## THE PROBLEM
Review the material line by line. Identify and copy every line that contains the string "Python".
**** DATA IN THIS EXERCISE ****
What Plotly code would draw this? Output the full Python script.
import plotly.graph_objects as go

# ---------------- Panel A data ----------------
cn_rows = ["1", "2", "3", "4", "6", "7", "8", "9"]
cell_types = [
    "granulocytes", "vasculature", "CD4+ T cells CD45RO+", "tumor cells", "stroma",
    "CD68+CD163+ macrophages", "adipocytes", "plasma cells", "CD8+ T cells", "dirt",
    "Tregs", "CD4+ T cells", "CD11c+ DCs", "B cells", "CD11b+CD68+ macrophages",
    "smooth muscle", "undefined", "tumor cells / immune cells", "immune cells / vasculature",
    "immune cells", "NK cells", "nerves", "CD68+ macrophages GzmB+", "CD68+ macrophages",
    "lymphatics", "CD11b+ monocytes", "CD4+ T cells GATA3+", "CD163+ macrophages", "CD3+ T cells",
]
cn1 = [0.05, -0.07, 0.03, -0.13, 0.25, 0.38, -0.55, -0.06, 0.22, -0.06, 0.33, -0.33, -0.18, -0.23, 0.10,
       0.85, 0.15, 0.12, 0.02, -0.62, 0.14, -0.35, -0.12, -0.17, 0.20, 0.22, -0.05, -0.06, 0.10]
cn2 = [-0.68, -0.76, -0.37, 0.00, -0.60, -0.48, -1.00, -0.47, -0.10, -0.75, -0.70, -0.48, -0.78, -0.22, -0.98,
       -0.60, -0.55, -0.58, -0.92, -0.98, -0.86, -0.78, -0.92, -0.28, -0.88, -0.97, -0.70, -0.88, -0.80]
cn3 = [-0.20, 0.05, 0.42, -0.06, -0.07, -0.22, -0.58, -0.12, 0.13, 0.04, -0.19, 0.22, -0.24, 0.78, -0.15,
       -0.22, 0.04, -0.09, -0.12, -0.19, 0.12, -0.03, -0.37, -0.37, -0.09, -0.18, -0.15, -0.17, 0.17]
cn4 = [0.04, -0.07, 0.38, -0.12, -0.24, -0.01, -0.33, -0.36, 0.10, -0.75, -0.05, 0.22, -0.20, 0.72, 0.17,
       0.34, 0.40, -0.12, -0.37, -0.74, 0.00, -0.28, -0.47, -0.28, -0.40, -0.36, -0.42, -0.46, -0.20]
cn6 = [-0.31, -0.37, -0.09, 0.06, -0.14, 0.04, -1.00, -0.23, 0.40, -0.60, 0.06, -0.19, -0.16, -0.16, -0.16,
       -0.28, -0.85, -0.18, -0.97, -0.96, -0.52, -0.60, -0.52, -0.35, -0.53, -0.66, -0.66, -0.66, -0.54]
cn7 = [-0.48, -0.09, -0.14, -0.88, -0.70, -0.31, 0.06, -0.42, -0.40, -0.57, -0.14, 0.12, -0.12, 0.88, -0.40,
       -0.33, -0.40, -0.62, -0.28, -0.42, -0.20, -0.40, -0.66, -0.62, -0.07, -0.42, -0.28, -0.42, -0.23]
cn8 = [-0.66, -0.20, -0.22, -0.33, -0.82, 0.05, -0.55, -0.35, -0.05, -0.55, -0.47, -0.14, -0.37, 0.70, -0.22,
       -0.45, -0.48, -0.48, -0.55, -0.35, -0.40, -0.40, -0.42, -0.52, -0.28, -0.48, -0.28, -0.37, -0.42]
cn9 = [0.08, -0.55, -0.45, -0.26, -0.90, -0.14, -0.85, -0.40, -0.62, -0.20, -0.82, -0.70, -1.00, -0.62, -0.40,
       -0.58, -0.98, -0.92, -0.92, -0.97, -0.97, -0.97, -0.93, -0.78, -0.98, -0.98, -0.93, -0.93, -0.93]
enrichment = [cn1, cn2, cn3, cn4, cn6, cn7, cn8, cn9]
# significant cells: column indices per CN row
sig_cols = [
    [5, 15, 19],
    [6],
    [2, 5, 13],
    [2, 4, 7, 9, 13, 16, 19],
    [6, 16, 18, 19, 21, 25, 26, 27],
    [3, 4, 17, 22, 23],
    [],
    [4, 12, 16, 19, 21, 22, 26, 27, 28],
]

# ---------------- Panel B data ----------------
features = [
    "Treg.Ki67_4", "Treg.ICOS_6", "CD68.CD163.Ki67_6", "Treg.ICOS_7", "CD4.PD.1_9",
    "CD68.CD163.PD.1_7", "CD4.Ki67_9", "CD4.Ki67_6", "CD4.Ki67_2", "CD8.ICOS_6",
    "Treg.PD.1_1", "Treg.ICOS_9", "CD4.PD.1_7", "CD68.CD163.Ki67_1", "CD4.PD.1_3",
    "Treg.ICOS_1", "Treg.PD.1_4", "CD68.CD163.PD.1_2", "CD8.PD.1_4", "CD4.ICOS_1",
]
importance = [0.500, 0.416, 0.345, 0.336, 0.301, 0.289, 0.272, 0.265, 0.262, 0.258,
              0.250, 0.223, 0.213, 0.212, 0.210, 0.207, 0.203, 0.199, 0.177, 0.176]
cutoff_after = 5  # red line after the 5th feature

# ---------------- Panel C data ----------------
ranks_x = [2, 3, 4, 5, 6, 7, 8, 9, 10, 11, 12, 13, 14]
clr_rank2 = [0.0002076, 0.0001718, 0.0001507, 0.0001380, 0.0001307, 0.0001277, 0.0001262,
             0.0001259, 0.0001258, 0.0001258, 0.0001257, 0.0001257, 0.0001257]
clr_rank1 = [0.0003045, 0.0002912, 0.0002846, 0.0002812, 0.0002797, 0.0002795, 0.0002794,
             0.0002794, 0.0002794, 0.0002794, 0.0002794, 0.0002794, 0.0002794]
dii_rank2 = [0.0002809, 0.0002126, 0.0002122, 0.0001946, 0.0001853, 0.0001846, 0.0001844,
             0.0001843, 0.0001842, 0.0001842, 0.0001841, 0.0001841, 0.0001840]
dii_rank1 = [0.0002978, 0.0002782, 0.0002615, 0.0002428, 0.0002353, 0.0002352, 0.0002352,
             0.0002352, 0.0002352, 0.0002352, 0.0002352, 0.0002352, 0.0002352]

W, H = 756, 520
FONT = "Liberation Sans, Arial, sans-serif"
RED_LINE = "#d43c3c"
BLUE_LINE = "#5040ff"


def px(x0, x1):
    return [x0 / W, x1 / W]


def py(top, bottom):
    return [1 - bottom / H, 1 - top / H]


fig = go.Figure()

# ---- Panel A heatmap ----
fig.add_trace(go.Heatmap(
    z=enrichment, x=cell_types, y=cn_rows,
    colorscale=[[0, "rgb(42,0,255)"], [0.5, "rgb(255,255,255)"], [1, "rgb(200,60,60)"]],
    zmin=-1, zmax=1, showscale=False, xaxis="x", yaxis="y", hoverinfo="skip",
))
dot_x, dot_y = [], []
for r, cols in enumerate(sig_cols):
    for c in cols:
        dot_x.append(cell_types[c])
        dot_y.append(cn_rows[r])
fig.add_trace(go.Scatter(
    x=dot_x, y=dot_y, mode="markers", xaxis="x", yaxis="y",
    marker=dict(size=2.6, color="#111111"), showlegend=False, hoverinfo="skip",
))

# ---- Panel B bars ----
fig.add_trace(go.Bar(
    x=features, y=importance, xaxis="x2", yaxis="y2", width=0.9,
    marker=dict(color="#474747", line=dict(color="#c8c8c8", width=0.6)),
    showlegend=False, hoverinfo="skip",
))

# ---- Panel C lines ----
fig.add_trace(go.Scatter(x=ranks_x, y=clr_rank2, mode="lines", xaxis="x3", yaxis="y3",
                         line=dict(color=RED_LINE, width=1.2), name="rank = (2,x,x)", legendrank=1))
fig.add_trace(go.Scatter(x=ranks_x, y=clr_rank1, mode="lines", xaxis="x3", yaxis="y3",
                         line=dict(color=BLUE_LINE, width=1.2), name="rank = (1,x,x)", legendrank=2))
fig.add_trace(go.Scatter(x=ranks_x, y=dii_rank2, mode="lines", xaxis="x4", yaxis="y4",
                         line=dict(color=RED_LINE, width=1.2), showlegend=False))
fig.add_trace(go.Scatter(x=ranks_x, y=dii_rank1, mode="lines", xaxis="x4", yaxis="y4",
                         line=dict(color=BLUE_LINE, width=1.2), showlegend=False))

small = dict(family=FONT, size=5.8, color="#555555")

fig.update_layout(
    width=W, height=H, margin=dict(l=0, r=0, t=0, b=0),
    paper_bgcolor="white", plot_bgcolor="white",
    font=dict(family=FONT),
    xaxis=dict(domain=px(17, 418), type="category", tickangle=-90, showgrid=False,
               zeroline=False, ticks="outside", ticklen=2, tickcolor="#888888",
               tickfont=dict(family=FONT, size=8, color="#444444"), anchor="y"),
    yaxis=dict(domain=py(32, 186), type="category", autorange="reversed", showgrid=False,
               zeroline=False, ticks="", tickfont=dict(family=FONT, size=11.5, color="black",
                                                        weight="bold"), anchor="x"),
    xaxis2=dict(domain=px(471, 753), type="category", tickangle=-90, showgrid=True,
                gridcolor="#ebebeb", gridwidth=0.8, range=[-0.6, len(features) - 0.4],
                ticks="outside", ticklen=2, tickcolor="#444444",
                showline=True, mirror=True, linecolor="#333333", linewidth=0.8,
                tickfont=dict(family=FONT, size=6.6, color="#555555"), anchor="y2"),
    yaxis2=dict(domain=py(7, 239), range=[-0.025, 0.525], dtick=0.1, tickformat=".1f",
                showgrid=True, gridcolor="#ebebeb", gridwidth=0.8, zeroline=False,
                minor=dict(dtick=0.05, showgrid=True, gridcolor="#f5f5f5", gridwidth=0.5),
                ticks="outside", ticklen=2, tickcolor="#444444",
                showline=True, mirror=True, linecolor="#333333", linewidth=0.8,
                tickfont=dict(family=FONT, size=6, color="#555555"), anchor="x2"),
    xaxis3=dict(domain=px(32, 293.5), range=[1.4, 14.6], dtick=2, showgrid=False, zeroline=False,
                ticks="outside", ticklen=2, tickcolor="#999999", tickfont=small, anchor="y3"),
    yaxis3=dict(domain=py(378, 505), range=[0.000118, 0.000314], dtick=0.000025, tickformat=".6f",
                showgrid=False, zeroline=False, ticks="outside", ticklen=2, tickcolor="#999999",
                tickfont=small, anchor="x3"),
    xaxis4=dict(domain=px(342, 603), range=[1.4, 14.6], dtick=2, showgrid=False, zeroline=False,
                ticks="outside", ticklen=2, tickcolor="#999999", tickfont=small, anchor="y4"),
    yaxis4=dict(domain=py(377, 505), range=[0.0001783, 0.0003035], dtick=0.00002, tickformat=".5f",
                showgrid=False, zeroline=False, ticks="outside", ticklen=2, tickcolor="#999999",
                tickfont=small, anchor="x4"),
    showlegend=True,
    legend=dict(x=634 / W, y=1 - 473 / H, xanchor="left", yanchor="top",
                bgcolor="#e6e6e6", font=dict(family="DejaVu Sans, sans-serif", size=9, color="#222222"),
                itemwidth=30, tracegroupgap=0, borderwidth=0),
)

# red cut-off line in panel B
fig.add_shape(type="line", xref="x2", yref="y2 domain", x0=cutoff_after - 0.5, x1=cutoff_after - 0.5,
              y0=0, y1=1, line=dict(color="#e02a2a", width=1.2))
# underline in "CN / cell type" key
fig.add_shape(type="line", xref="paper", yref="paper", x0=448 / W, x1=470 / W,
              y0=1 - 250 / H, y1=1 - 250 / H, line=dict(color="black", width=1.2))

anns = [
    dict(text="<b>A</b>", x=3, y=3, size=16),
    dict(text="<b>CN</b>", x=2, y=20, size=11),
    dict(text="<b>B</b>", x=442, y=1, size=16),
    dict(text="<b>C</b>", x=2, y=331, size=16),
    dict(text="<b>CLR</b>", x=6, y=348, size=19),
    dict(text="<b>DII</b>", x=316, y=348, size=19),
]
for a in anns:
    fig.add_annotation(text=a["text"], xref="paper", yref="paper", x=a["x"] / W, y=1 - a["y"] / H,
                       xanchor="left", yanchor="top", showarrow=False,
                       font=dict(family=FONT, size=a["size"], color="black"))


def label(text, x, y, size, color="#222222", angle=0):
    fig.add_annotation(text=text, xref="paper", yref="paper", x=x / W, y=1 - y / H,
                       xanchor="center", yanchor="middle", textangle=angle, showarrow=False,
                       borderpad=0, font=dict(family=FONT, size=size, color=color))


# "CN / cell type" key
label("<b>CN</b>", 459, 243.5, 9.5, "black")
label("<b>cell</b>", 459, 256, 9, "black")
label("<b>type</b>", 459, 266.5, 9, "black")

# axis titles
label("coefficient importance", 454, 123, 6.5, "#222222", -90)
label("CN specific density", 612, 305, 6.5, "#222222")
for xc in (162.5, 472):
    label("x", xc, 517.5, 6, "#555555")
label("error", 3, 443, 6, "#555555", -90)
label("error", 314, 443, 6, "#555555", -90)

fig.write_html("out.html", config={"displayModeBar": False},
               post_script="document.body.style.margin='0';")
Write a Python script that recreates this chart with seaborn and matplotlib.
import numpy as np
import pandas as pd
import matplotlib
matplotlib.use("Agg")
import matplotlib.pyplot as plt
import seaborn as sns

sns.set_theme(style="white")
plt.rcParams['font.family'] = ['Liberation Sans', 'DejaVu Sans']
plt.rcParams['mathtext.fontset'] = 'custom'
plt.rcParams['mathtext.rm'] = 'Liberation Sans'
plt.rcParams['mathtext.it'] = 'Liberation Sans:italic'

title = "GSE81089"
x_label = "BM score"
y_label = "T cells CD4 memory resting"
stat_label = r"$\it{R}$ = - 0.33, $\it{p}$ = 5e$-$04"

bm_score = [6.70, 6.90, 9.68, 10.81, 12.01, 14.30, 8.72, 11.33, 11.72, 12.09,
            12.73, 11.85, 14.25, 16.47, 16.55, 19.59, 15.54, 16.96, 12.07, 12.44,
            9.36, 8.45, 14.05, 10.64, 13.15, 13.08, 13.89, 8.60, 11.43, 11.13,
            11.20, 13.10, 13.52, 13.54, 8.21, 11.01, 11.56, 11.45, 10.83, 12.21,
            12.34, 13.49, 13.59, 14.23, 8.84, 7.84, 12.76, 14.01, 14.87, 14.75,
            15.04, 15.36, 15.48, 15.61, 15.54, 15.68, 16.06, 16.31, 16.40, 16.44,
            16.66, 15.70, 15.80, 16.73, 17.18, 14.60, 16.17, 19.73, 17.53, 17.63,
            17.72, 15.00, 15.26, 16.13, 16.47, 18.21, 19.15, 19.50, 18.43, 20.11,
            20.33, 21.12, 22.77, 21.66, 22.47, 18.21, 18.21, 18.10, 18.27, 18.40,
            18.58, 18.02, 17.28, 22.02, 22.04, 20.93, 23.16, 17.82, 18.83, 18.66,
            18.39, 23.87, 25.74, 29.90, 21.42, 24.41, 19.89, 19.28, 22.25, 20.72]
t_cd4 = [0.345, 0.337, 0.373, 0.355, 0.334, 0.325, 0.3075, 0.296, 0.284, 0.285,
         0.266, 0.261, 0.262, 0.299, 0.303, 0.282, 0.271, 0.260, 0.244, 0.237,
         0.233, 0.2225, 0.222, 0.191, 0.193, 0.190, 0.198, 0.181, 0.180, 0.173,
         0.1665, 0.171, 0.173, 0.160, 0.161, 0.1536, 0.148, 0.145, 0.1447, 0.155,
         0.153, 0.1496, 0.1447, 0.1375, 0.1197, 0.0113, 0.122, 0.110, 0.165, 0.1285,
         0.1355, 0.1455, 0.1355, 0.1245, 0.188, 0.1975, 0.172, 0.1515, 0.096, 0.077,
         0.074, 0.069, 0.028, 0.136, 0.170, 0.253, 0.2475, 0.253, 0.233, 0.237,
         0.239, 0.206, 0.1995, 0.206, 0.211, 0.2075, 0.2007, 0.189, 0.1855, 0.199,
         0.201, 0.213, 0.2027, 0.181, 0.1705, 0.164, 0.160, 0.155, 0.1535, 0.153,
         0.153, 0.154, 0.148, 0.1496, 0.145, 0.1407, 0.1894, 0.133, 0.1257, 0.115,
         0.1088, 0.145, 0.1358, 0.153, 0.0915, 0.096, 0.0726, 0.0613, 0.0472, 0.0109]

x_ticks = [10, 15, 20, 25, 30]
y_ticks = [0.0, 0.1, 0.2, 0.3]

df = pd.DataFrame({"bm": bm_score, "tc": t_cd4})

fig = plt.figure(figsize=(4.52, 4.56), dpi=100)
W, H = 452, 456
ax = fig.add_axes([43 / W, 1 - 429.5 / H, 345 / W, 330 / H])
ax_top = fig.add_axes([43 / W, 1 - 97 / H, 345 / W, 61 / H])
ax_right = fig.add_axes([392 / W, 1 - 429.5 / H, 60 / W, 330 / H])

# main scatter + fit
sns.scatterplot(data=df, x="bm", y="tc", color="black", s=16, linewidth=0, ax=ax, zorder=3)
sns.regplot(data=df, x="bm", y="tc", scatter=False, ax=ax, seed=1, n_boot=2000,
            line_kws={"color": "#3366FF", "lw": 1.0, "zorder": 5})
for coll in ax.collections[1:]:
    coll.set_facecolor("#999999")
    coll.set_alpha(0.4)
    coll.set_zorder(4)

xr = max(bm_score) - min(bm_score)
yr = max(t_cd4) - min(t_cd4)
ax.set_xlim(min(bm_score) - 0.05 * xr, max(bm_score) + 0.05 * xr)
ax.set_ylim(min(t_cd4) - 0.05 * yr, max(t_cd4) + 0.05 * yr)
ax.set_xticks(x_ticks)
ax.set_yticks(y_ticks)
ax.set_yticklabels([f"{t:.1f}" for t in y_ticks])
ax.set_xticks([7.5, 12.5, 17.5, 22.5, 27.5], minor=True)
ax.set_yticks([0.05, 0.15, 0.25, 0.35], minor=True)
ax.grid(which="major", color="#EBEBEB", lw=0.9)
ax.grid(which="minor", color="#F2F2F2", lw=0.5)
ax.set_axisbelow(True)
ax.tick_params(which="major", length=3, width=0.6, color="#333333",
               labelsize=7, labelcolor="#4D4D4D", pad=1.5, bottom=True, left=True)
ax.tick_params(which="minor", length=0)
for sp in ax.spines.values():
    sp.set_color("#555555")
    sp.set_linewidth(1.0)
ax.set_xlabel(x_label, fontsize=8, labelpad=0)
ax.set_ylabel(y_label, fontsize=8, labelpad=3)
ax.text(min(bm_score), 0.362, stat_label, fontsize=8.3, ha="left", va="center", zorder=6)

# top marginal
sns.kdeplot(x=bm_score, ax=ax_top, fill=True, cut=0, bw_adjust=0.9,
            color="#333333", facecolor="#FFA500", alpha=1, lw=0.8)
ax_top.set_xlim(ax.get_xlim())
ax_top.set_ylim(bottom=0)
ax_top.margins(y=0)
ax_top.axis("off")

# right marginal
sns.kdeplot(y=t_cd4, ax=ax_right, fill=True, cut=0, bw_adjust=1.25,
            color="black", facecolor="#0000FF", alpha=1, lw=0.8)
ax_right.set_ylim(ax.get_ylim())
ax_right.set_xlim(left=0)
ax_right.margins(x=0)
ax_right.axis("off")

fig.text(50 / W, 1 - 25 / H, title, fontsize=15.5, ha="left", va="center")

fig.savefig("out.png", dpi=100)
****
## OUTPUT
What Plotly code would draw this? Output the full Python script.
Write a Python script that recreates this chart with seaborn and matplotlib.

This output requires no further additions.